Sports

Marathons in mind

Cal State University Long Beach club rowing team, Beach Crew, gauged its skill levels against other schools at the first home meet of the fall season at Naples Island over the weekend.

The women’s varsity-eight team came in third place, at 16 minutes, 50 seconds. University of California, Santa Barbara and Orange Coast College came in just ahead of them.

The men’s varsity-eight team came in fifth place at 14 minutes, 39 seconds. University California, Los Angeles and University of Southern California came in behind them.

President Jane Close Conoley attended the meet to show her support of CSULB’s club sports.

“I love seeing our student athletes,” Conoley said. “I love to find things that we have a stellar history in and highlighting it.”

CSULB’s rowing team is the oldest, “continuously operating collegiate sport,” said Kenneth Glenn, the President of the Board of Directors for Beach Crew Alumni Association. The rowing team has been active since 1956.

Glenn said CSULB rowers have a history of being cyclical in their success. Beach Crew rowers have been ranked top ten nationally before, and have been in the lowest 25 percent. Glenn said the team has been on the rise for the past few years.

“I see good things for this season,” Glenn said. “We’re doing better than last year, and last year did better than the year before that.”

Competitive meets do not begin until spring for CSULB’s rowing club team. Fall races are staggered endurance-based races and are 4,200 meters long, whereas spring competitions are side-by-side sprints for 2000 meters.

Rowing teams’ times at the fall meets factor in to which lane, or “seed,” teams are assigned at the San Diego Crew classic race and the Western Championships in Sacramento in April and May, respectively.

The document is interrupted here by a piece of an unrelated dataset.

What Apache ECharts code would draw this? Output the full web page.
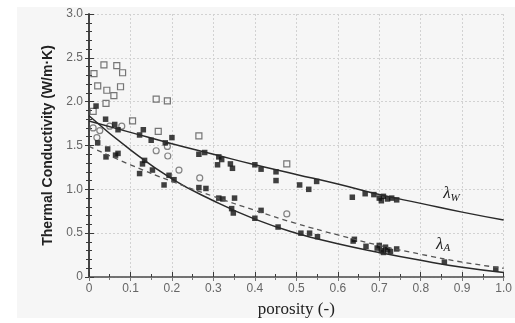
<!DOCTYPE html>
<html>
<head>
<meta charset="utf-8">
<script src="https://cdn.jsdelivr.net/npm/echarts@6/dist/echarts.min.js"></script>
<style>
  html, body { margin: 0; padding: 0; background: #fff; }
  #chart { width: 515px; height: 323px; }
</style>
</head>
<body>
<div id="chart"></div>
<script>
// model curves, every 0.1 of porosity
const lineX = [0, 0.1, 0.2, 0.3, 0.4, 0.5, 0.6, 0.7, 0.8, 0.9, 1.0];
const lambdaW = [1.78, 1.65, 1.52, 1.40, 1.28, 1.17, 1.06, 0.94, 0.84, 0.74, 0.65];
const lambdaA = [1.84, 1.45, 1.12, 0.87, 0.66, 0.50, 0.38, 0.28, 0.19, 0.11, 0.05];
const lambdaDash = [1.49, 1.28, 1.09, 0.92, 0.76, 0.61, 0.48, 0.36, 0.26, 0.17, 0.10];

// measured points [porosity, conductivity]
const filledPts = [
  [0.017, 1.95], [0.04, 1.80], [0.062, 1.74], [0.07, 1.68], [0.122, 1.62], [0.131, 1.68],
  [0.15, 1.56], [0.184, 1.53], [0.2, 1.59], [0.265, 1.40], [0.279, 1.42], [0.313, 1.37],
  [0.32, 1.34], [0.31, 1.28], [0.341, 1.29], [0.346, 1.24], [0.40, 1.28], [0.415, 1.23],
  [0.451, 1.20], [0.451, 1.10], [0.508, 1.05], [0.53, 1.00], [0.549, 1.09], [0.635, 0.91],
  [0.666, 0.95], [0.687, 0.94], [0.70, 0.90], [0.705, 0.87], [0.71, 0.92], [0.72, 0.89],
  [0.73, 0.90], [0.742, 0.88],
  [0.021, 1.53], [0.045, 1.46], [0.041, 1.37], [0.064, 1.39], [0.07, 1.41],
  [0.134, 1.33], [0.129, 1.29], [0.122, 1.18], [0.153, 1.22], [0.193, 1.16], [0.205, 1.11],
  [0.181, 1.05], [0.265, 1.02], [0.282, 1.01], [0.313, 0.90], [0.323, 0.89], [0.351, 0.90],
  [0.344, 0.78], [0.348, 0.73], [0.40, 0.67], [0.415, 0.76], [0.456, 0.57], [0.511, 0.50],
  [0.532, 0.50], [0.551, 0.46], [0.637, 0.41], [0.64, 0.43], [0.668, 0.35], [0.695, 0.33],
  [0.70, 0.36], [0.705, 0.30], [0.71, 0.28], [0.715, 0.34], [0.72, 0.31], [0.727, 0.29],
  [0.742, 0.32], [0.857, 0.17], [0.981, 0.09]
];
const openSquares = [
  [0.012, 2.32], [0.036, 2.42], [0.067, 2.41], [0.081, 2.33], [0.021, 2.18], [0.043, 2.13],
  [0.076, 2.17], [0.060, 2.07], [0.162, 2.03], [0.189, 2.01], [0.010, 1.89], [0.041, 1.98],
  [0.105, 1.78], [0.167, 1.66], [0.265, 1.61], [0.477, 1.29]
];
const openCircles = [
  [0.010, 1.70], [0.026, 1.67], [0.05, 1.72], [0.079, 1.72], [0.019, 1.59], [0.189, 1.49],
  [0.162, 1.44], [0.19, 1.38], [0.217, 1.22], [0.267, 1.13], [0.477, 0.72]
];

const xTicks = { min: 0, max: 1, interval: 0.1 };
const yTicks = { min: 0, max: 3, interval: 0.5 };

const chart = echarts.init(document.getElementById('chart'));
const axisCol = '#3a3a3a';
const tickLab = { color: '#666', fontFamily: 'Liberation Sans', fontSize: 12 };
const fmt = v => (v === 0 ? '0' : v.toFixed(1));
const toPairs = ys => ys.map((y, i) => [lineX[i], y]);
const lamRich = {
  l: { fontFamily: 'Liberation Serif', fontStyle: 'italic', fontSize: 17, color: '#222' },
  s: { fontFamily: 'Liberation Serif', fontStyle: 'italic', fontSize: 11, color: '#222', padding: [8, 0, 0, 0] }
};

chart.setOption({
  backgroundColor: '#fff',
  animation: false,
  graphic: [{
    type: 'rect', z: -10, silent: true,
    shape: { x: 17, y: 7, width: 498, height: 311 },
    style: { fill: '#f6f6f6' }
  }],
  grid: { left: 89, right: 7, top: 14, bottom: 41 },
  xAxis: [{
    type: 'value', ...xTicks,
    name: 'porosity (-)', nameLocation: 'middle', nameGap: 24,
    nameTextStyle: { fontFamily: 'Liberation Serif', fontSize: 17, color: '#222' },
    axisLine: { lineStyle: { color: axisCol, width: 1.5 } },
    axisTick: { inside: true, length: 5, lineStyle: { color: axisCol } },
    minorTick: { show: true, splitNumber: 2, length: 3, lineStyle: { color: axisCol } },
    axisLabel: { ...tickLab, margin: 6, formatter: fmt },
    splitLine: { show: true, lineStyle: { color: '#d2d2d2', type: [2, 2] } }
  }, {
    type: 'value', position: 'top', ...xTicks,
    axisLine: { lineStyle: { color: '#777', width: 1.5 } },
    axisTick: { inside: true, length: 4, lineStyle: { color: '#777' } },
    minorTick: { show: true, splitNumber: 2, length: 3, lineStyle: { color: '#777' } },
    axisLabel: { show: false }, splitLine: { show: false }
  }],
  yAxis: [{
    type: 'value', ...yTicks,
    name: 'Thermal Conductivity (W/m·K)', nameLocation: 'middle', nameGap: 33,
    nameTextStyle: { fontFamily: 'Liberation Sans', fontSize: 14, fontWeight: 'bold', color: '#222' },
    axisLine: { lineStyle: { color: axisCol, width: 1.5 } },
    axisTick: { inside: true, length: 5, lineStyle: { color: axisCol } },
    minorTick: { show: true, splitNumber: 5, length: 3, lineStyle: { color: axisCol } },
    axisLabel: { ...tickLab, margin: 6, formatter: fmt },
    splitLine: { show: true, lineStyle: { color: '#d2d2d2', type: [2, 2] } }
  }, {
    type: 'value', position: 'right', ...yTicks,
    axisLine: { show: true, lineStyle: { color: axisCol, width: 1.5 } },
    axisTick: { show: true, inside: true, length: 4, lineStyle: { color: axisCol } },
    minorTick: { show: true, splitNumber: 5, length: 3, lineStyle: { color: axisCol } },
    axisLabel: { show: false }, splitLine: { show: false }
  }],
  series: [
    {
      type: 'line', data: toPairs(lambdaW), smooth: true, showSymbol: false, symbol: 'none',
      lineStyle: { color: '#2a2a2a', width: 1.5 },
      markPoint: {
        symbol: 'circle', symbolSize: 0,
        label: { show: true, formatter: '{l|λ}{s|W}', rich: lamRich },
        data: [{ coord: [0.874, 0.95] }]
      }
    },
    {
      type: 'line', data: toPairs(lambdaA), smooth: true, showSymbol: false, symbol: 'none',
      lineStyle: { color: '#2a2a2a', width: 1.5 },
      markPoint: {
        symbol: 'circle', symbolSize: 0,
        label: { show: true, formatter: '{l|λ}{s|A}', rich: lamRich },
        data: [{ coord: [0.854, 0.37] }]
      }
    },
    {
      type: 'line', data: toPairs(lambdaDash), smooth: true, showSymbol: false, symbol: 'none',
      lineStyle: { color: '#555', width: 1.3, type: [5, 4] }
    },
    {
      type: 'scatter', data: openSquares, symbol: 'rect', symbolSize: 6,
      itemStyle: { color: 'rgba(0,0,0,0)', borderColor: '#555', borderWidth: 1.2 }
    },
    {
      type: 'scatter', data: openCircles, symbol: 'circle', symbolSize: 6,
      itemStyle: { color: 'rgba(0,0,0,0)', borderColor: '#666', borderWidth: 1.2 }
    },
    {
      type: 'scatter', data: filledPts, symbol: 'rect', symbolSize: 5.5,
      itemStyle: { color: '#111' }
    }
  ]
});
</script>
</body>
</html>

“It is always good to have as low a seed as possible because these are somewhat unfair courses,” Simpson said.

Gastelum explained that the higher the lane number, the closer to the ocean and the worse currents and wind conditions become.

This weekend’s meet comprised of head meets, which means each team’s boat is staggered by 10 seconds. Rowers are competing against the clock instead of each other.

Gastelum said this way, if one team passed a boat that is ahead, that team’s time is automatically the faster time. She said the CSULB varsity women’s team was able to pass UCI.

She also said that Beach Crew is using the fall season to focus on technique. Gastelum said during spring, rowers focus on power and how to use already perfected techniques in order to have more power.

Trevor Peach, a varsity rower and junior business-marketing student, said the fall meets are crucial to learning where and how to improve.

“We have to focus on everything… technique, handle heights, set, timing, posture…” Peach said.

Simpson said fall meets are particularly beneficial for novice teams, or beginners, because it is “their first opportunity to actually row in the ocean against other rowers.”

“This weekend’s meet was good because it showed us where we are and how we need to improve,” Larice Pelzer, a novice rower and freshman international business major, said.